Challenging death on killer coasts
There are fishing villages in Vietnam where they say the women must look for a new husband every two years.
On a typhoon-lashed coast, the risk of death is a constant companion as increasing numbers of fishermen ply perhaps the country's most dangerous and poorly paid trade. It is a national tragedy.
Reports that more than 1,000 boats are missing along the southern rump in the wake of Typhoon Linda come despite efforts by Hanoi to end the drownings that blight life in coastal towns.
Fishing communities along the coast often consist of mud shacks without running water or electricity. They are among the country's poorest villages, untouched by reforms that have brought fast growth to bigger towns.
Many of the boats working the coast are little more than four metres long, often completely bereft of safety equipment or radios.
'Most of us are too poor and can afford only nets and fuel,' said one seaman, who fishes for squid and mackerel off the reefs of Nha Trang.

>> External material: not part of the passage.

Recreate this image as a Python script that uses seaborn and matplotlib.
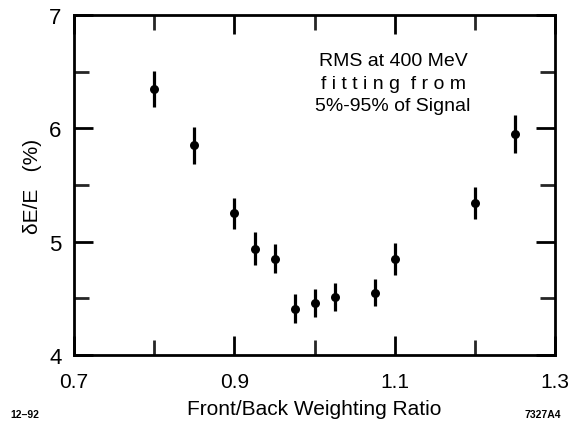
import matplotlib
matplotlib.use("Agg")
import matplotlib.pyplot as plt
import seaborn as sns
import pandas as pd
from matplotlib.ticker import FixedLocator

ratio = [0.80, 0.85, 0.90, 0.925, 0.95, 0.975, 1.00, 1.025, 1.075, 1.10, 1.20, 1.25]
resolution = [6.35, 5.85, 5.25, 4.94, 4.85, 4.41, 4.46, 4.51, 4.55, 4.85, 5.34, 5.95]
error = [0.16, 0.16, 0.14, 0.145, 0.13, 0.13, 0.12, 0.125, 0.12, 0.14, 0.14, 0.17]
xticks = [0.7, 0.9, 1.1, 1.3]
xtick_labels = ["0.7", "0.9", "1.1", "1.3"]
yticks = [4, 5, 6, 7]

df = pd.DataFrame({"ratio": ratio, "res": resolution, "err": error})

sns.set_theme(style="ticks")
plt.rcParams["font.family"] = ["Liberation Sans", "DejaVu Sans"]
plt.rcParams["text.color"] = "black"
plt.rcParams["axes.labelcolor"] = "black"

fig = plt.figure(figsize=(5.7, 4.27), dpi=100)
ax = fig.add_axes([0.130, 0.166, 0.844, 0.7965])

ax.errorbar(df["ratio"], df["res"], yerr=df["err"], fmt="none", ecolor="black",
            elinewidth=2.3, capsize=0, zorder=2)
sns.scatterplot(data=df, x="ratio", y="res", ax=ax, color="black", s=42,
                edgecolor="black", linewidth=0, zorder=3, legend=False)

ax.set_xlim(0.7, 1.3)
ax.set_ylim(4, 7)
ax.xaxis.set_major_locator(FixedLocator(xticks))
ax.set_xticklabels(xtick_labels)
ax.xaxis.set_minor_locator(FixedLocator([0.8, 1.0, 1.2]))
ax.yaxis.set_major_locator(FixedLocator(yticks))
ax.yaxis.set_minor_locator(FixedLocator([4.5, 5.5, 6.5]))

for s in ax.spines.values():
    s.set_linewidth(2.0)
    s.set_color("black")
    s.set_visible(True)

ax.tick_params(which="major", direction="in", length=14, width=2.0, top=True, right=True,
               labelsize=16, colors="black")
ax.tick_params(axis="y", which="major", pad=9)
ax.tick_params(axis="x", which="major", pad=12, labelsize=15)
ax.tick_params(which="minor", direction="in", length=11, width=2.0, top=True, right=True)

ax.set_xlabel("Front/Back Weighting Ratio", fontsize=15, labelpad=6, color="black")
ax.set_ylabel("δE/E   (%)", fontsize=15, labelpad=5, color="black")

ax.text(0.663, 0.80, "RMS at 400 MeV\nf i t t i n g  f r o m\n5%-95% of Signal", transform=ax.transAxes,
        ha="center", va="center", fontsize=14, linespacing=1.45, color="black")

fig.text(0.018, 0.02, "12–92", fontsize=7.5, fontweight="bold", color="black")
fig.text(0.92, 0.02, "7327A4", fontsize=7.5, fontweight="bold", color="black")

fig.savefig("out.png", dpi=100)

'And many of us get nervous with safety equipment.
'It brings bad luck - Vietnamese fishermen are very superstitious.' And as stocks of squid and shrimp dry up, boats often have to head further and further out into the South China Sea to snare any sort of catch.
The Government has been trying for months to improve radio and weather reporting links, while trying to get captains to use life-jackets.
The moves follow a string of tragedies, including the deaths of an estimated 175 fishermen during a storm last year off the north-central province of Thanh Hoa.
As a tropical storm swept towards the coast, hundreds of boats headed out into its eye, chasing a non-existent school of giant mackerel.
The fishermen's bodies washed ashore for weeks afterwards.